Written exercise – Give the number of lines that hold the string "chart". Nothing else is needed.

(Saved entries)
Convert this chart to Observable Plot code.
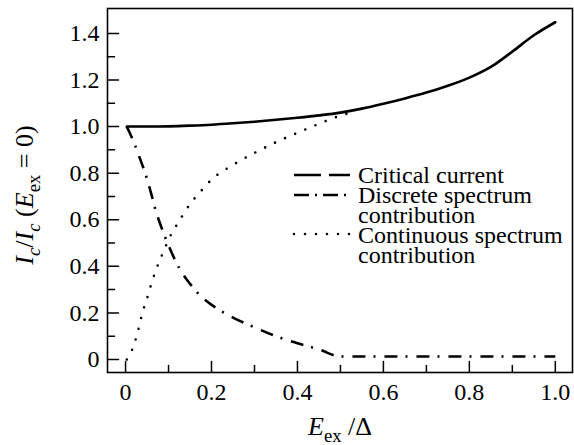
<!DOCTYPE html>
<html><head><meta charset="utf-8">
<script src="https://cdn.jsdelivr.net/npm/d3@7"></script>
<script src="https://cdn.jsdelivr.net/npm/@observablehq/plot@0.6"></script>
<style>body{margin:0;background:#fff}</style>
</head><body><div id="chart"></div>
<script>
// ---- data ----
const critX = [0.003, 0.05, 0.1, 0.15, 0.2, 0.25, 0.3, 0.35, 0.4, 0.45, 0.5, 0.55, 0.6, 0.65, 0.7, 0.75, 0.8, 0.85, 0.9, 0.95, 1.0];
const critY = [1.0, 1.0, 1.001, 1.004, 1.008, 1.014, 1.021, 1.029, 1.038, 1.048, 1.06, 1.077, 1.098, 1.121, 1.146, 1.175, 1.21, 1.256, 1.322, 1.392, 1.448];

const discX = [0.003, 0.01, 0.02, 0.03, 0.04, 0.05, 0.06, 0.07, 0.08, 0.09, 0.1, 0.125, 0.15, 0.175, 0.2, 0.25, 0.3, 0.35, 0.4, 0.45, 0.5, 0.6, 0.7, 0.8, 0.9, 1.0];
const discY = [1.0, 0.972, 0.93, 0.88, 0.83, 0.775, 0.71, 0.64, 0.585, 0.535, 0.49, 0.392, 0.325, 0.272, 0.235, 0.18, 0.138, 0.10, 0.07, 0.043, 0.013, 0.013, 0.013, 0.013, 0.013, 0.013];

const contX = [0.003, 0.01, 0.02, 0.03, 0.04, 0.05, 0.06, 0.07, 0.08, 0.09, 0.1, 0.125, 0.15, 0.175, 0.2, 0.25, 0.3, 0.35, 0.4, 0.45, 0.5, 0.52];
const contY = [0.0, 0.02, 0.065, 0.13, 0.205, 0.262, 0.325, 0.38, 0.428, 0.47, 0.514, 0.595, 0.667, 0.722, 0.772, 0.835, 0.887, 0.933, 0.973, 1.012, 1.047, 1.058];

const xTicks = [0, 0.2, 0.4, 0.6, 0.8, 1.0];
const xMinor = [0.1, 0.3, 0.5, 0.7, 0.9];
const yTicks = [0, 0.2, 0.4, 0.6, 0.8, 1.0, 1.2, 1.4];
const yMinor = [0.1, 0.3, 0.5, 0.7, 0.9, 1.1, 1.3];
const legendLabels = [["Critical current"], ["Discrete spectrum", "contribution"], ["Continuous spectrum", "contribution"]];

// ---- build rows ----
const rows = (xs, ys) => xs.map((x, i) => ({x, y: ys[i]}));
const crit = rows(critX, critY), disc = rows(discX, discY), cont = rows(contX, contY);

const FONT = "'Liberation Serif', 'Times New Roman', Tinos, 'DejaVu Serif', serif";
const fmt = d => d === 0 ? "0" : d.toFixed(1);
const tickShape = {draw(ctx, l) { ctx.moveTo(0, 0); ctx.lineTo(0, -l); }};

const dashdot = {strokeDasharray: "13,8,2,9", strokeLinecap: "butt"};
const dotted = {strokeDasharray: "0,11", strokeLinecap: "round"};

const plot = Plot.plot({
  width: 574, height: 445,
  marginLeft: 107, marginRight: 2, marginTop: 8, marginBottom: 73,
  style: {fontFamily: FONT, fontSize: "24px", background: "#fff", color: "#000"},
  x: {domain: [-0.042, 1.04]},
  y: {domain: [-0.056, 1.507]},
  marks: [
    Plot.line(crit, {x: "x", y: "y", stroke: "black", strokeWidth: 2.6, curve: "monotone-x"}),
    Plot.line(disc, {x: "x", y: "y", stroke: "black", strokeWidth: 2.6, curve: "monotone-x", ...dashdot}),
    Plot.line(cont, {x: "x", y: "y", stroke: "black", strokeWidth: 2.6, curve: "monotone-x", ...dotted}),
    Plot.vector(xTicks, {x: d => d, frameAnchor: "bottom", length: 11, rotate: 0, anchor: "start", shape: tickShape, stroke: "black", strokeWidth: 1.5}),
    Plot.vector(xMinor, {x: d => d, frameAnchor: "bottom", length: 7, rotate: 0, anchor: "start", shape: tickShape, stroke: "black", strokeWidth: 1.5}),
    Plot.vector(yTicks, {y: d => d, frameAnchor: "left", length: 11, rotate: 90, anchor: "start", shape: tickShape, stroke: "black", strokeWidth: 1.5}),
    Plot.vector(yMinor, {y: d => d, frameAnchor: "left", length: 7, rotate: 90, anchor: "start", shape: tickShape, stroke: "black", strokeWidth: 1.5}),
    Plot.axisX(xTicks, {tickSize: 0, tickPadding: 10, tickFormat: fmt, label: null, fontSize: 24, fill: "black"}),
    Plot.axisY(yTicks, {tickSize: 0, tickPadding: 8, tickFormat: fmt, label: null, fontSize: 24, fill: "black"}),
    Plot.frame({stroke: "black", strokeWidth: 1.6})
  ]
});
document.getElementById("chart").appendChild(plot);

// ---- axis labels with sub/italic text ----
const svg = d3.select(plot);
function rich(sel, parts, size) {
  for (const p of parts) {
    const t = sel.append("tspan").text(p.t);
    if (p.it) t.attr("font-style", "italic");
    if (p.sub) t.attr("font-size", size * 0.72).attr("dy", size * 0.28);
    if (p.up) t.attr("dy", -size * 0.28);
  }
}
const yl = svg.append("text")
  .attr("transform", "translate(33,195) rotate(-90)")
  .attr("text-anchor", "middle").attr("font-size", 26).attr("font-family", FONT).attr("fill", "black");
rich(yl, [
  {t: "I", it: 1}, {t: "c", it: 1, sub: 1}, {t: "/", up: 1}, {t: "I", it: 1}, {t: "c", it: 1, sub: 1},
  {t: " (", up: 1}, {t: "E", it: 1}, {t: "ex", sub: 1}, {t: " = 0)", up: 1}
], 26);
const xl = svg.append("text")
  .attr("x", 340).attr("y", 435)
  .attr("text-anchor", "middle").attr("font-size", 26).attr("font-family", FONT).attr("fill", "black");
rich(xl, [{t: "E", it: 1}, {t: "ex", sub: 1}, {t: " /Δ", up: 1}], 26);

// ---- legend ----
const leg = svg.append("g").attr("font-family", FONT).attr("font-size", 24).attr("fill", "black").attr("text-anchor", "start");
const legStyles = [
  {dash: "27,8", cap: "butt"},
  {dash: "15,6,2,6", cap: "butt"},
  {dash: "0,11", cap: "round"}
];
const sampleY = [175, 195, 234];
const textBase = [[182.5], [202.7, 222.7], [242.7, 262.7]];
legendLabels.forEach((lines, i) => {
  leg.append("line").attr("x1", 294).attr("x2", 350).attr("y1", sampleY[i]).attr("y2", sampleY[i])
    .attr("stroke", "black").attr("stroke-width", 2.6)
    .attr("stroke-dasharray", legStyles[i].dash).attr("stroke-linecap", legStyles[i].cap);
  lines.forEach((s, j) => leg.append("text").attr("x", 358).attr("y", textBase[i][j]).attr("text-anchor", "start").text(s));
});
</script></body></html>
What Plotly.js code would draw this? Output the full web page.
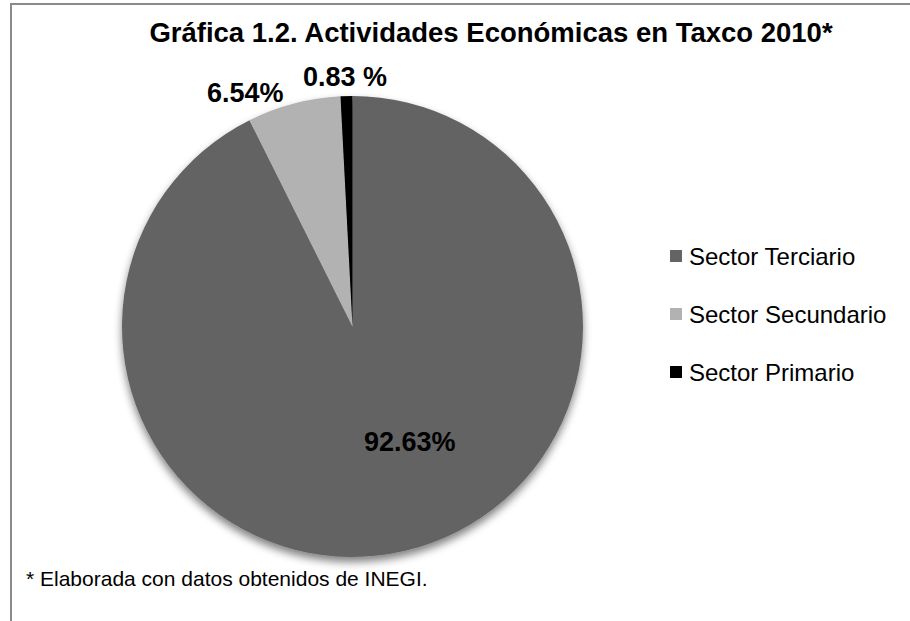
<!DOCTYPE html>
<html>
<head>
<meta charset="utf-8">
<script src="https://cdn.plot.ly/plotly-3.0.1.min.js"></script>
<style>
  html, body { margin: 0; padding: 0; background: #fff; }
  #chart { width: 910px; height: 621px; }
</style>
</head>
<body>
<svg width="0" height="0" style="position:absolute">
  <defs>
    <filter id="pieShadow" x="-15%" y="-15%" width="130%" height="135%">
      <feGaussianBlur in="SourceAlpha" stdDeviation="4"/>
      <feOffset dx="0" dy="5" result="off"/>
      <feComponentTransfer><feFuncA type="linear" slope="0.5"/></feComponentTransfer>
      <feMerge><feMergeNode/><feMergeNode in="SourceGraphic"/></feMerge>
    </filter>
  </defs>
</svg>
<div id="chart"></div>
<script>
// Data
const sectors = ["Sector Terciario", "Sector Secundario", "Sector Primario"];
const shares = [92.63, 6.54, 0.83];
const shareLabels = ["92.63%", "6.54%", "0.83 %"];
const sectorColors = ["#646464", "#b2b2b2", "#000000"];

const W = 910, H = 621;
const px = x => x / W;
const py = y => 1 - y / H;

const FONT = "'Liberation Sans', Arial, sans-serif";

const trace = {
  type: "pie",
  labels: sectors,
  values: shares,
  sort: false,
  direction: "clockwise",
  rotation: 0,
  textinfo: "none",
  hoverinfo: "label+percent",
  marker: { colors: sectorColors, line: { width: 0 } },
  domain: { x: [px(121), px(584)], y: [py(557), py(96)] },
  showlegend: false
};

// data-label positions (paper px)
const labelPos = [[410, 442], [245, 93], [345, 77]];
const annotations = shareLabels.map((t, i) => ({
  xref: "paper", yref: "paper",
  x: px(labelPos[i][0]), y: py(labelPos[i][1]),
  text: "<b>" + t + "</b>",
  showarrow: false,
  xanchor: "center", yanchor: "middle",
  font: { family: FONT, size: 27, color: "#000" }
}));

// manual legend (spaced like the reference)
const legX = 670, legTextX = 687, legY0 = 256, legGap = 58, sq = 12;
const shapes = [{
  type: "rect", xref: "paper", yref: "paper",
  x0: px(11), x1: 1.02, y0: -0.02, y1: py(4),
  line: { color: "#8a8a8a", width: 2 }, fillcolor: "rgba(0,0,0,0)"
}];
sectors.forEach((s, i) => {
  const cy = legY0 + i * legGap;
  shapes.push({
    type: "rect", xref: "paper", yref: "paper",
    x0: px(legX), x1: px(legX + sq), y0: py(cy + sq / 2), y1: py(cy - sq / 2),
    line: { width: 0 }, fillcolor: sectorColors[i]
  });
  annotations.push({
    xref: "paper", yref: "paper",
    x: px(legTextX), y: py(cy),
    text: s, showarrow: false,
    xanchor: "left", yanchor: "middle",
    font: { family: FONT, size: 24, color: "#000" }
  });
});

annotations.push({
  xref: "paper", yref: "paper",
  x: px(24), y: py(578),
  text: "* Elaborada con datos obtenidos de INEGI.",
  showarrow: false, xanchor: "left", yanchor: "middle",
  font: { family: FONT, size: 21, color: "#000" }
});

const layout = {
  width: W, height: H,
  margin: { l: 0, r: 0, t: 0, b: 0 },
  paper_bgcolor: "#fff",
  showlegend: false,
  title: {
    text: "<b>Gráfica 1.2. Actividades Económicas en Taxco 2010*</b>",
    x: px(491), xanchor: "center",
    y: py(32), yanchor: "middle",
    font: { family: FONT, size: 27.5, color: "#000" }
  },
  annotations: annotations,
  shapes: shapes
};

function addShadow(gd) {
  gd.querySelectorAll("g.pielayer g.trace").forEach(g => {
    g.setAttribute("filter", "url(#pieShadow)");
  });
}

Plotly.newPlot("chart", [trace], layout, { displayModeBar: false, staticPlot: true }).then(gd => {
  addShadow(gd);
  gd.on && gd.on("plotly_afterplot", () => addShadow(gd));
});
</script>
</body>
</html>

In response – 6